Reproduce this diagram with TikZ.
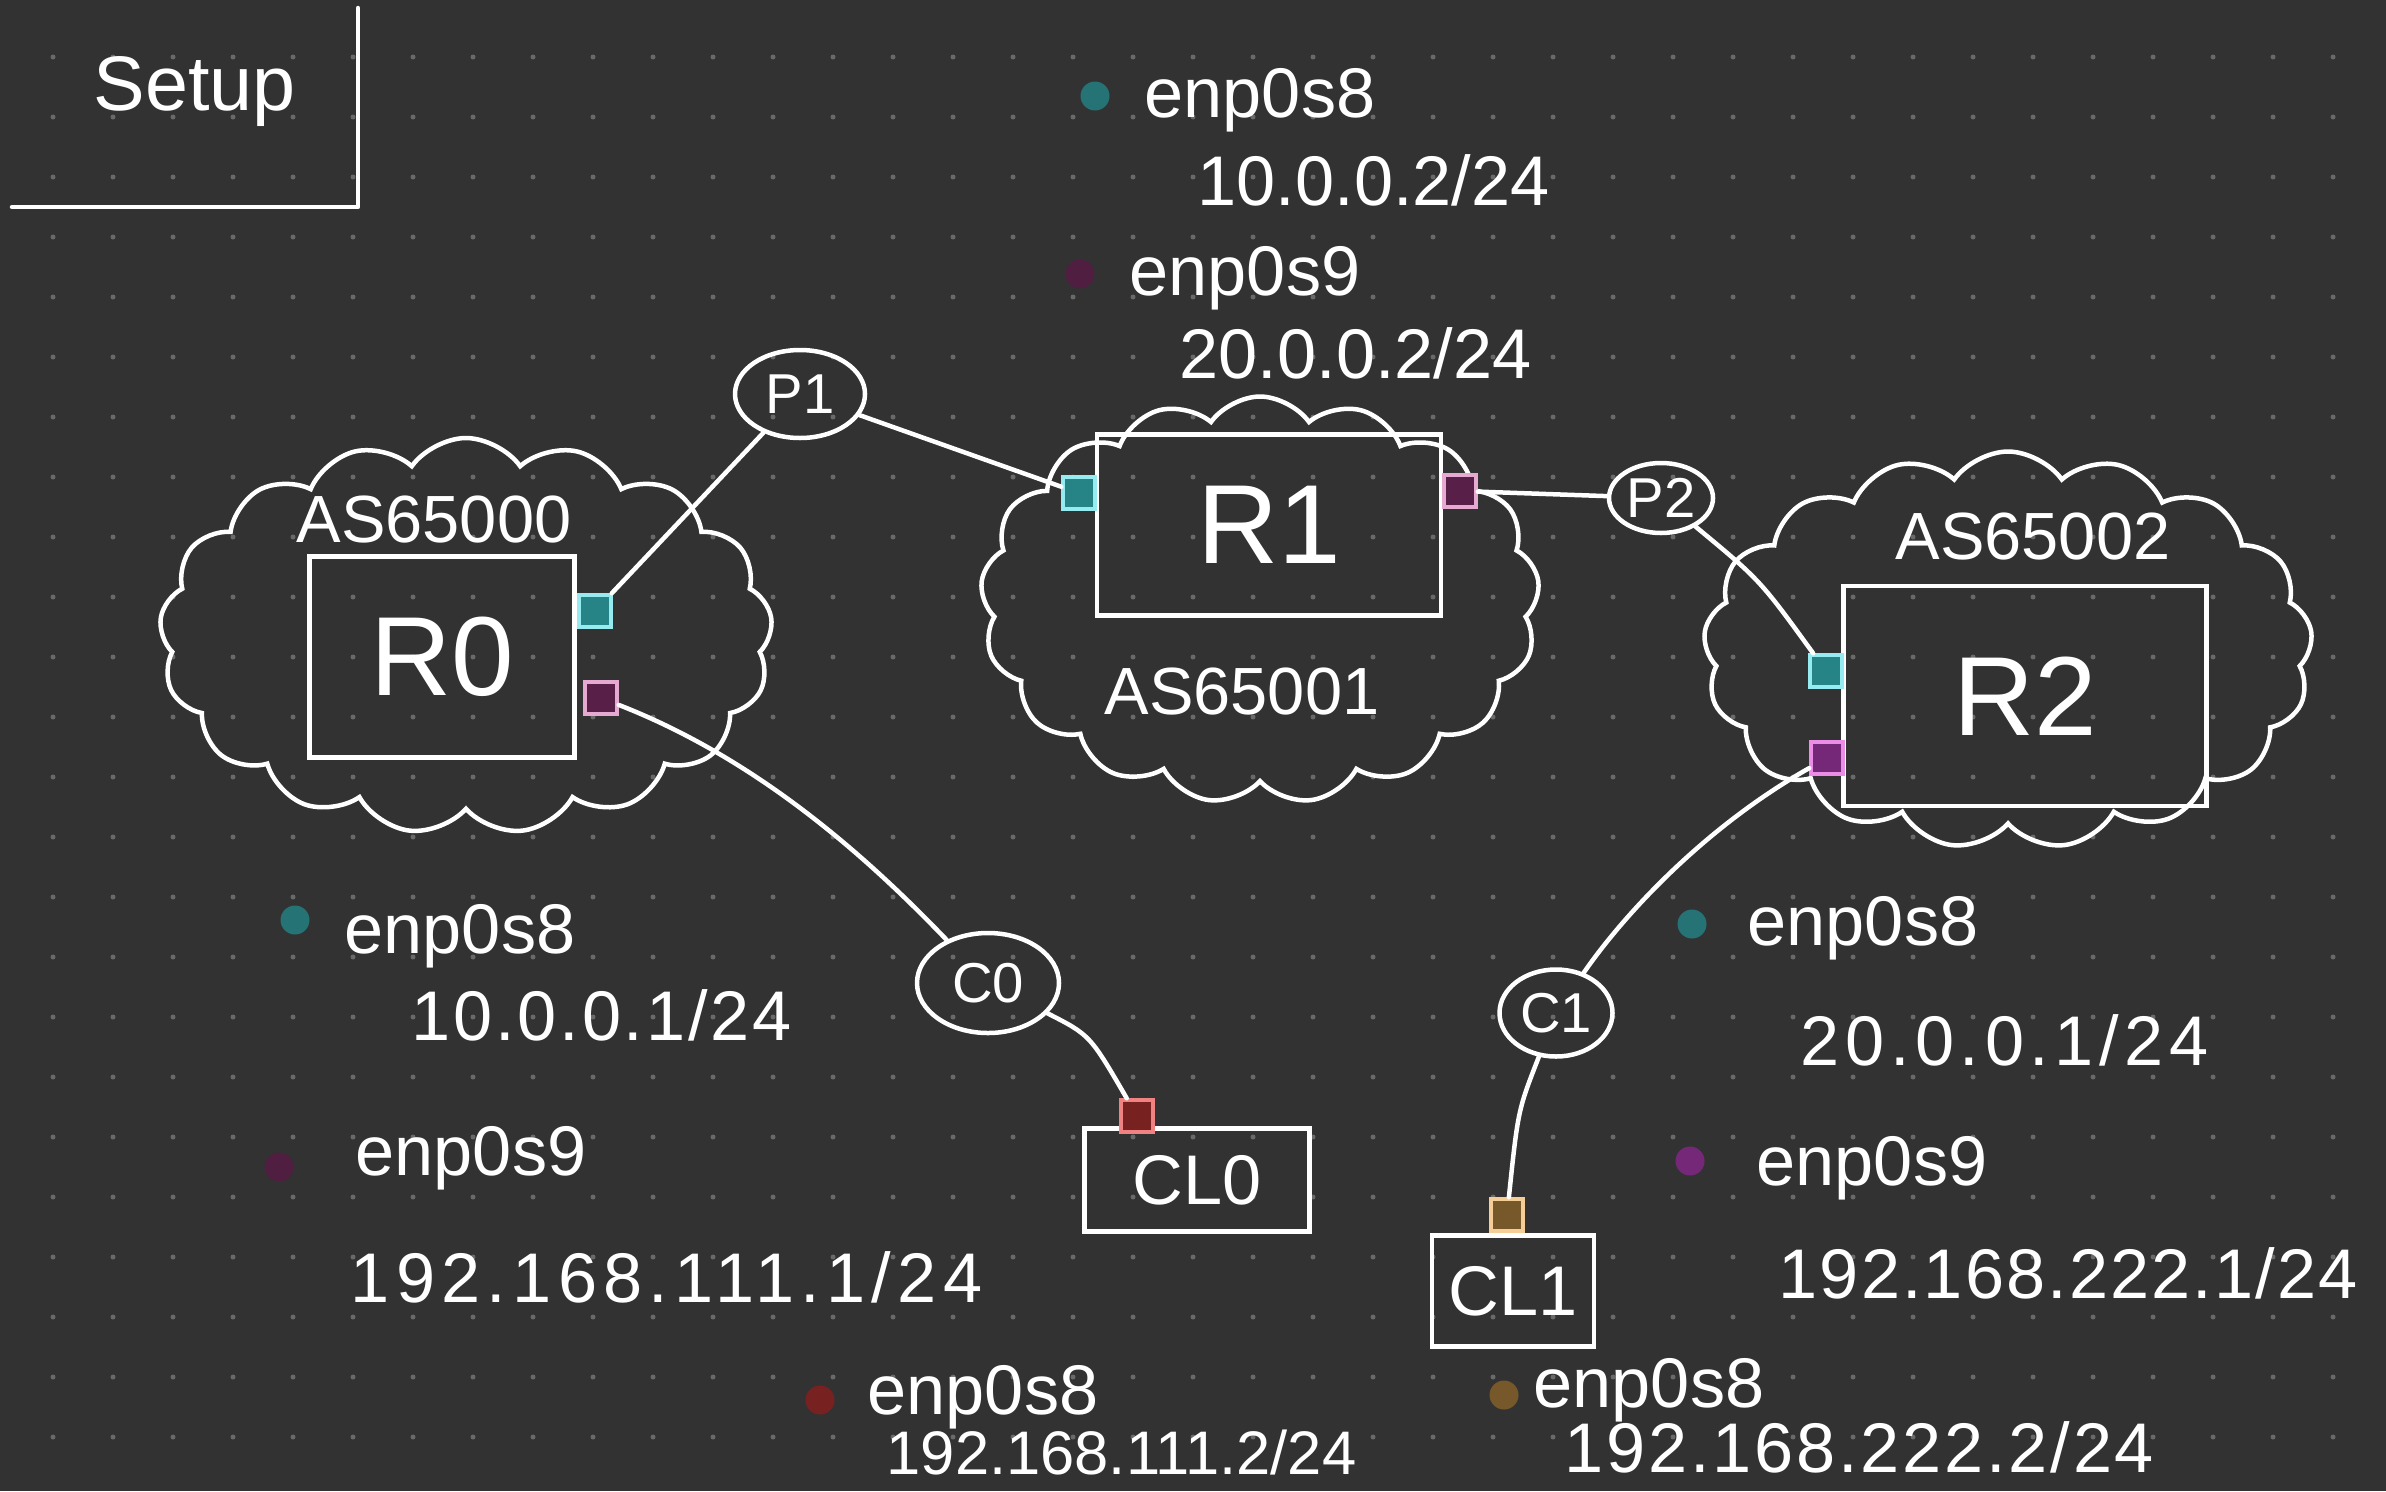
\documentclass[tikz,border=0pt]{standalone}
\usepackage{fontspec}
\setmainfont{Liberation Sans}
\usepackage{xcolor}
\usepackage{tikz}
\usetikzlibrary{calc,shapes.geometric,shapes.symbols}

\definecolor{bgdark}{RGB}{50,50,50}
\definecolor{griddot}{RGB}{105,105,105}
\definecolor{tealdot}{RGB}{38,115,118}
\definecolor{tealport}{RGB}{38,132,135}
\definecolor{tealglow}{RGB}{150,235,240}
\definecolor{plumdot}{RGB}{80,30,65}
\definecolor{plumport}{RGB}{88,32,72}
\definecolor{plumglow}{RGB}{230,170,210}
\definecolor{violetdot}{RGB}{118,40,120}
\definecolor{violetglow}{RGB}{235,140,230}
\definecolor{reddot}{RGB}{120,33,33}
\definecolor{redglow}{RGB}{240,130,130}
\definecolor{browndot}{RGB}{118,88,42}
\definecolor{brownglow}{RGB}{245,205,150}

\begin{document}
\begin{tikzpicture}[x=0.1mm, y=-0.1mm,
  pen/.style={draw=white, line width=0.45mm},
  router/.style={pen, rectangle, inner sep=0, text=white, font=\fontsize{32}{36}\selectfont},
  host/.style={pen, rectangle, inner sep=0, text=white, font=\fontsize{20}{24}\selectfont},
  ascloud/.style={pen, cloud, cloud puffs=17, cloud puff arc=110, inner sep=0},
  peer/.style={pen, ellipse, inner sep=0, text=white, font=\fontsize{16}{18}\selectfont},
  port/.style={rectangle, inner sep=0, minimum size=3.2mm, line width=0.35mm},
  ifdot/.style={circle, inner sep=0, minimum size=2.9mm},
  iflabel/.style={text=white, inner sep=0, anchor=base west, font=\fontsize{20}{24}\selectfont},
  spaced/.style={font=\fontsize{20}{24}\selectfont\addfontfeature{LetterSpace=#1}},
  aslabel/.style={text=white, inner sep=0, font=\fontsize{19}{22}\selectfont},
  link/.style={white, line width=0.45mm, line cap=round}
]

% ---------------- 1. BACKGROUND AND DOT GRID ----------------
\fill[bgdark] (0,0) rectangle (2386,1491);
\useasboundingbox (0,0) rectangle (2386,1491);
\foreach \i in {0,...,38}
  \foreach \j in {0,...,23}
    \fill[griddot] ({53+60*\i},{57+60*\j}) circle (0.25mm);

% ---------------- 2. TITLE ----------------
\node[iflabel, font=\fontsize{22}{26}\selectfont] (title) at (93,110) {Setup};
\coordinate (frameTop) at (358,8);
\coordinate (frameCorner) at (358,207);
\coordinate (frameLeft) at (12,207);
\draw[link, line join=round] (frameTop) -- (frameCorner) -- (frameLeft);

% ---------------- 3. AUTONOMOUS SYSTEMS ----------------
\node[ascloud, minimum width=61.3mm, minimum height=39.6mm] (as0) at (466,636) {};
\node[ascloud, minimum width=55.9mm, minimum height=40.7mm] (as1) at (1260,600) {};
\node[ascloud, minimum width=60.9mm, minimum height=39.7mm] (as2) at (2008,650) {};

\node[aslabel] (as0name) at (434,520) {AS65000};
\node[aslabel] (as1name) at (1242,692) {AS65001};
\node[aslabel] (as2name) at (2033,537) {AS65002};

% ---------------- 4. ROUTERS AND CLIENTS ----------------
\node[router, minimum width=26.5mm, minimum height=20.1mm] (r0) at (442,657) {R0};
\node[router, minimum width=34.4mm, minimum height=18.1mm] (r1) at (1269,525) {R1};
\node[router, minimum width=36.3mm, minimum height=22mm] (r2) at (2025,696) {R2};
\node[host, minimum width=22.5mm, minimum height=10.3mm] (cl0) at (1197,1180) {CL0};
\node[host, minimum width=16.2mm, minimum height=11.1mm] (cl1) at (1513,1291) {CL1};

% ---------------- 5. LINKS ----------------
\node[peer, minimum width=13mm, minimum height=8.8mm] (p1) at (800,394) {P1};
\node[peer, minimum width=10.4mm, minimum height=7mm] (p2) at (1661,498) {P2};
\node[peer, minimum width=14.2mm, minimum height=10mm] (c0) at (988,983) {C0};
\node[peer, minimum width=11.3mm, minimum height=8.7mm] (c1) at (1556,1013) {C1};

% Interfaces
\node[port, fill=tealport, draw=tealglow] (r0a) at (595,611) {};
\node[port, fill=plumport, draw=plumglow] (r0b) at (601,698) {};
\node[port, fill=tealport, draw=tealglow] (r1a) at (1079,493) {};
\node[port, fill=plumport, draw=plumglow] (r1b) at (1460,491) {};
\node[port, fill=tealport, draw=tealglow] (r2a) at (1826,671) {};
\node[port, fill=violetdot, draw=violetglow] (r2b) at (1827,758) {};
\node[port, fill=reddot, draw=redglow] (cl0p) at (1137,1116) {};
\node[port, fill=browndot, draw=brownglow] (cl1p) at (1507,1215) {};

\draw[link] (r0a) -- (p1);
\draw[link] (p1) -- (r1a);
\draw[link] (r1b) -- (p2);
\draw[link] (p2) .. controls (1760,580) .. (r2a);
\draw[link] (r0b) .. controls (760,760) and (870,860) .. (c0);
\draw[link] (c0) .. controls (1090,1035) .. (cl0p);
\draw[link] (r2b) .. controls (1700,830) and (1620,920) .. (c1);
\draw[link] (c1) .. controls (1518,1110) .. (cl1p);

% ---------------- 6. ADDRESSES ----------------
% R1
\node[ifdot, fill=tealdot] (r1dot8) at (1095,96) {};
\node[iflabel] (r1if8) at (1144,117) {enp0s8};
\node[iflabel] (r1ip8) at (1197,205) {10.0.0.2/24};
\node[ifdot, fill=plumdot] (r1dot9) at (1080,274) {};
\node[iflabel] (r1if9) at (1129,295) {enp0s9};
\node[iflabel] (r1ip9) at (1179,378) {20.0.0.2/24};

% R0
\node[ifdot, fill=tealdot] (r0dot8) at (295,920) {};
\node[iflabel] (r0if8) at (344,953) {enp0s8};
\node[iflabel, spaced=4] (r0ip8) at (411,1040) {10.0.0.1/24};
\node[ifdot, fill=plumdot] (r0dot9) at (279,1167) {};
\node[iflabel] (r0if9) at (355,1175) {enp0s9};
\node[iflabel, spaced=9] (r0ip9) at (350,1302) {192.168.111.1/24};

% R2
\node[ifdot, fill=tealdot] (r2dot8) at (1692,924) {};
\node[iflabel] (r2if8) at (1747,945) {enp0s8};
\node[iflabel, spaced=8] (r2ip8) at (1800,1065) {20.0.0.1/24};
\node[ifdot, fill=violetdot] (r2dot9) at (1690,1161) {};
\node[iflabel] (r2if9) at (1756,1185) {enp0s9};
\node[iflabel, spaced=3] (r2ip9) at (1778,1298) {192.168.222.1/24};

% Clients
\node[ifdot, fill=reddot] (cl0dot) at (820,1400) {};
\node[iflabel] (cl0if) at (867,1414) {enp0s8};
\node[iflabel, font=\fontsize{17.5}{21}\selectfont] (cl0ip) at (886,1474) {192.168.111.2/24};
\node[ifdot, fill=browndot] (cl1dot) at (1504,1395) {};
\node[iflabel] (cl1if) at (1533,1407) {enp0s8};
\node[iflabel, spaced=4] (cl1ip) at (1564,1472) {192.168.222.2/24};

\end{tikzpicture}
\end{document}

> **WHAT THIS TASK INVOLVES**
Go through the listing above and quote it exactly, apart from its images.

> **TASK RESULT**
Reproduce this diagram with TikZ.
\documentclass[tikz,border=0pt]{standalone}
\usepackage{fontspec}
\setmainfont{Liberation Sans}
\usepackage{xcolor}
\usepackage{tikz}
\usetikzlibrary{calc,shapes.geometric,shapes.symbols}

\definecolor{bgdark}{RGB}{50,50,50}
\definecolor{griddot}{RGB}{105,105,105}
\definecolor{tealdot}{RGB}{38,115,118}
\definecolor{tealport}{RGB}{38,132,135}
\definecolor{tealglow}{RGB}{150,235,240}
\definecolor{plumdot}{RGB}{80,30,65}
\definecolor{plumport}{RGB}{88,32,72}
\definecolor{plumglow}{RGB}{230,170,210}
\definecolor{violetdot}{RGB}{118,40,120}
\definecolor{violetglow}{RGB}{235,140,230}
\definecolor{reddot}{RGB}{120,33,33}
\definecolor{redglow}{RGB}{240,130,130}
\definecolor{browndot}{RGB}{118,88,42}
\definecolor{brownglow}{RGB}{245,205,150}

\begin{document}
\begin{tikzpicture}[x=0.1mm, y=-0.1mm,
  pen/.style={draw=white, line width=0.45mm},
  router/.style={pen, rectangle, inner sep=0, text=white, font=\fontsize{32}{36}\selectfont},
  host/.style={pen, rectangle, inner sep=0, text=white, font=\fontsize{20}{24}\selectfont},
  ascloud/.style={pen, cloud, cloud puffs=17, cloud puff arc=110, inner sep=0},
  peer/.style={pen, ellipse, inner sep=0, text=white, font=\fontsize{16}{18}\selectfont},
  port/.style={rectangle, inner sep=0, minimum size=3.2mm, line width=0.35mm},
  ifdot/.style={circle, inner sep=0, minimum size=2.9mm},
  iflabel/.style={text=white, inner sep=0, anchor=base west, font=\fontsize{20}{24}\selectfont},
  spaced/.style={font=\fontsize{20}{24}\selectfont\addfontfeature{LetterSpace=#1}},
  aslabel/.style={text=white, inner sep=0, font=\fontsize{19}{22}\selectfont},
  link/.style={white, line width=0.45mm, line cap=round}
]

% ---------------- 1. BACKGROUND AND DOT GRID ----------------
\fill[bgdark] (0,0) rectangle (2386,1491);
\useasboundingbox (0,0) rectangle (2386,1491);
\foreach \i in {0,...,38}
  \foreach \j in {0,...,23}
    \fill[griddot] ({53+60*\i},{57+60*\j}) circle (0.25mm);

% ---------------- 2. TITLE ----------------
\node[iflabel, font=\fontsize{22}{26}\selectfont] (title) at (93,110) {Setup};
\coordinate (frameTop) at (358,8);
\coordinate (frameCorner) at (358,207);
\coordinate (frameLeft) at (12,207);
\draw[link, line join=round] (frameTop) -- (frameCorner) -- (frameLeft);

% ---------------- 3. AUTONOMOUS SYSTEMS ----------------
\node[ascloud, minimum width=61.3mm, minimum height=39.6mm] (as0) at (466,636) {};
\node[ascloud, minimum width=55.9mm, minimum height=40.7mm] (as1) at (1260,600) {};
\node[ascloud, minimum width=60.9mm, minimum height=39.7mm] (as2) at (2008,650) {};

\node[aslabel] (as0name) at (434,520) {AS65000};
\node[aslabel] (as1name) at (1242,692) {AS65001};
\node[aslabel] (as2name) at (2033,537) {AS65002};

% ---------------- 4. ROUTERS AND CLIENTS ----------------
\node[router, minimum width=26.5mm, minimum height=20.1mm] (r0) at (442,657) {R0};
\node[router, minimum width=34.4mm, minimum height=18.1mm] (r1) at (1269,525) {R1};
\node[router, minimum width=36.3mm, minimum height=22mm] (r2) at (2025,696) {R2};
\node[host, minimum width=22.5mm, minimum height=10.3mm] (cl0) at (1197,1180) {CL0};
\node[host, minimum width=16.2mm, minimum height=11.1mm] (cl1) at (1513,1291) {CL1};

% ---------------- 5. LINKS ----------------
\node[peer, minimum width=13mm, minimum height=8.8mm] (p1) at (800,394) {P1};
\node[peer, minimum width=10.4mm, minimum height=7mm] (p2) at (1661,498) {P2};
\node[peer, minimum width=14.2mm, minimum height=10mm] (c0) at (988,983) {C0};
\node[peer, minimum width=11.3mm, minimum height=8.7mm] (c1) at (1556,1013) {C1};

% Interfaces
\node[port, fill=tealport, draw=tealglow] (r0a) at (595,611) {};
\node[port, fill=plumport, draw=plumglow] (r0b) at (601,698) {};
\node[port, fill=tealport, draw=tealglow] (r1a) at (1079,493) {};
\node[port, fill=plumport, draw=plumglow] (r1b) at (1460,491) {};
\node[port, fill=tealport, draw=tealglow] (r2a) at (1826,671) {};
\node[port, fill=violetdot, draw=violetglow] (r2b) at (1827,758) {};
\node[port, fill=reddot, draw=redglow] (cl0p) at (1137,1116) {};
\node[port, fill=browndot, draw=brownglow] (cl1p) at (1507,1215) {};

\draw[link] (r0a) -- (p1);
\draw[link] (p1) -- (r1a);
\draw[link] (r1b) -- (p2);
\draw[link] (p2) .. controls (1760,580) .. (r2a);
\draw[link] (r0b) .. controls (760,760) and (870,860) .. (c0);
\draw[link] (c0) .. controls (1090,1035) .. (cl0p);
\draw[link] (r2b) .. controls (1700,830) and (1620,920) .. (c1);
\draw[link] (c1) .. controls (1518,1110) .. (cl1p);

% ---------------- 6. ADDRESSES ----------------
% R1
\node[ifdot, fill=tealdot] (r1dot8) at (1095,96) {};
\node[iflabel] (r1if8) at (1144,117) {enp0s8};
\node[iflabel] (r1ip8) at (1197,205) {10.0.0.2/24};
\node[ifdot, fill=plumdot] (r1dot9) at (1080,274) {};
\node[iflabel] (r1if9) at (1129,295) {enp0s9};
\node[iflabel] (r1ip9) at (1179,378) {20.0.0.2/24};

% R0
\node[ifdot, fill=tealdot] (r0dot8) at (295,920) {};
\node[iflabel] (r0if8) at (344,953) {enp0s8};
\node[iflabel, spaced=4] (r0ip8) at (411,1040) {10.0.0.1/24};
\node[ifdot, fill=plumdot] (r0dot9) at (279,1167) {};
\node[iflabel] (r0if9) at (355,1175) {enp0s9};
\node[iflabel, spaced=9] (r0ip9) at (350,1302) {192.168.111.1/24};

% R2
\node[ifdot, fill=tealdot] (r2dot8) at (1692,924) {};
\node[iflabel] (r2if8) at (1747,945) {enp0s8};
\node[iflabel, spaced=8] (r2ip8) at (1800,1065) {20.0.0.1/24};
\node[ifdot, fill=violetdot] (r2dot9) at (1690,1161) {};
\node[iflabel] (r2if9) at (1756,1185) {enp0s9};
\node[iflabel, spaced=3] (r2ip9) at (1778,1298) {192.168.222.1/24};

% Clients
\node[ifdot, fill=reddot] (cl0dot) at (820,1400) {};
\node[iflabel] (cl0if) at (867,1414) {enp0s8};
\node[iflabel, font=\fontsize{17.5}{21}\selectfont] (cl0ip) at (886,1474) {192.168.111.2/24};
\node[ifdot, fill=browndot] (cl1dot) at (1504,1395) {};
\node[iflabel] (cl1if) at (1533,1407) {enp0s8};
\node[iflabel, spaced=4] (cl1ip) at (1564,1472) {192.168.222.2/24};

\end{tikzpicture}
\end{document}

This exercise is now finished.